--- SOURCE EXCERPT ---

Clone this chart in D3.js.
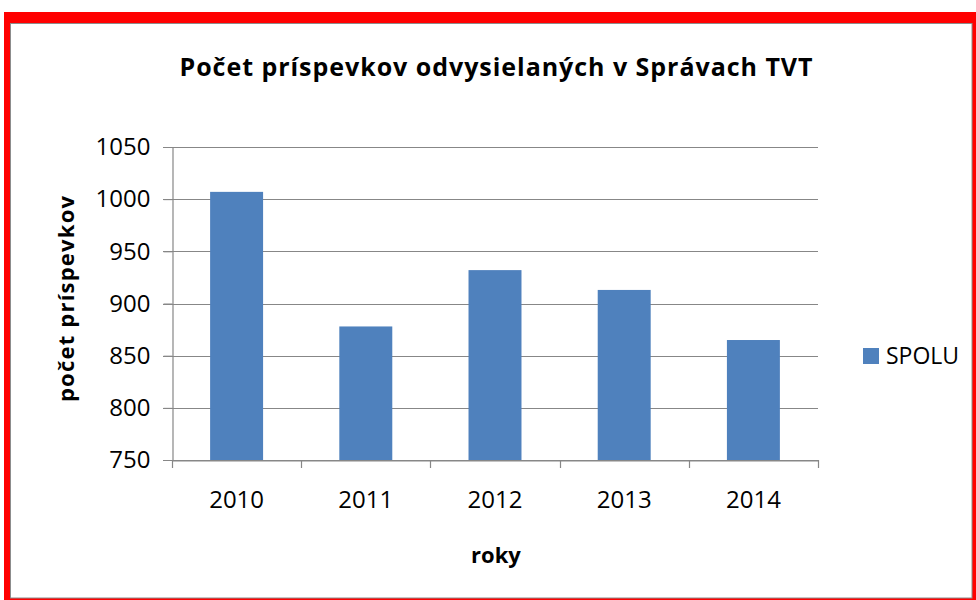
<!DOCTYPE html>
<html>
<head>
<meta charset="utf-8">
<script src="https://cdn.jsdelivr.net/npm/d3@7"></script>
<style>
  body { margin: 0; background: #fff; }
  svg { display: block; font-family: "Open Sans", "Liberation Sans", Arial, sans-serif; }
</style>
</head>
<body>
<div id="chart"></div>
<script>
const years = ['2010', '2011', '2012', '2013', '2014'];
const spolu = [1007, 878, 932, 913, 865];
const yTicks = [750, 800, 850, 900, 950, 1000, 1050];

const width = 976, height = 600;
const margin = { top: 147, right: 158, bottom: 140, left: 172 };
const font = '"Open Sans", "Liberation Sans", Arial, sans-serif';

const svg = d3.select('#chart').append('svg')
  .attr('width', width)
  .attr('height', height);

// red frame + grey inner border
svg.append('rect').attr('x', 4).attr('y', 12).attr('width', 972).attr('height', 588).attr('fill', '#ff0000');
svg.append('rect').attr('x', 10.5).attr('y', 23.5).attr('width', 961.5).attr('height', 574.5)
  .attr('fill', '#fff').attr('stroke', '#8c8c8c').attr('stroke-width', 1);

const x = d3.scaleBand()
  .domain(years)
  .range([margin.left, width - margin.right])
  .paddingInner(0.59)
  .paddingOuter(0.295);

const y = d3.scaleLinear()
  .domain([750, 1050])
  .range([height - margin.bottom, margin.top]);

// gridlines
svg.append('g')
  .selectAll('line')
  .data(yTicks)
  .join('line')
  .attr('x1', margin.left - 9)
  .attr('x2', width - margin.right)
  .attr('y1', d => Math.round(y(d)) + 0.5)
  .attr('y2', d => Math.round(y(d)) + 0.5)
  .attr('stroke', '#878787')
  .attr('stroke-width', 1.2);

// bars
svg.append('g')
  .selectAll('rect')
  .data(spolu)
  .join('rect')
  .attr('x', (d, i) => x(years[i]))
  .attr('y', d => y(d))
  .attr('width', x.bandwidth())
  .attr('height', d => y(750) - y(d))
  .attr('fill', '#4f81bd');

// y axis
const yAxis = svg.append('g')
  .attr('transform', `translate(${margin.left + 0.5},0)`)
  .call(d3.axisLeft(y).tickValues(yTicks).tickFormat(d3.format('d')).tickSize(9).tickPadding(13));
yAxis.select('.domain').attr('stroke', '#878787').attr('stroke-width', 1.2);
yAxis.selectAll('.tick line').attr('stroke', '#878787');
yAxis.selectAll('text').attr('font-size', 24).attr('fill', '#000').attr('font-family', font);

// x axis
const xAxis = svg.append('g')
  .attr('transform', `translate(0,${height - margin.bottom + 0.5})`)
  .call(d3.axisBottom(x).tickSize(0).tickPadding(30));
xAxis.select('.domain').attr('stroke', '#878787').attr('stroke-width', 1.2);
xAxis.selectAll('text').attr('font-size', 24).attr('fill', '#000').attr('font-family', font);

// category separator ticks
const step = x.step();
const bounds = d3.range(years.length + 1).map(i => margin.left + i * step);
svg.append('g')
  .selectAll('line')
  .data(bounds)
  .join('line')
  .attr('x1', d => Math.round(d) + 0.5)
  .attr('x2', d => Math.round(d) + 0.5)
  .attr('y1', height - margin.bottom)
  .attr('y2', height - margin.bottom + 8)
  .attr('stroke', '#878787')
  .attr('stroke-width', 1.2);

// title
svg.append('text')
  .attr('x', 496)
  .attr('y', 76)
  .attr('text-anchor', 'middle')
  .attr('font-size', 25)
  .attr('font-weight', 'bold')
  .attr('textLength', 633)
  .attr('lengthAdjust', 'spacing')
  .text('Počet príspevkov odvysielaných v Správach TVT');

// axis titles
svg.append('text')
  .attr('x', 496)
  .attr('y', 563)
  .attr('text-anchor', 'middle')
  .attr('font-size', 22)
  .attr('font-weight', 'bold')
  .text('roky');

svg.append('text')
  .attr('transform', 'translate(74,299) rotate(-90)')
  .attr('text-anchor', 'middle')
  .attr('font-size', 22)
  .attr('font-weight', 'bold')
  .attr('textLength', 206)
  .attr('lengthAdjust', 'spacing')
  .text('počet príspevkov');

// legend
const legend = svg.append('g').attr('transform', 'translate(863,348)');
legend.append('rect').attr('width', 16).attr('height', 16).attr('fill', '#4f81bd');
legend.append('text').attr('x', 23).attr('y', 16).attr('font-size', 23).attr('font-family', font).text('SPOLU');
</script>
</body>
</html>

--- REQUIRED TASK ---
Read through the data and copy every line where "chart" shows up.

--- RESPONSE ---
Clone this chart in D3.js.
<div id="chart"></div>
const svg = d3.select('#chart').append('svg')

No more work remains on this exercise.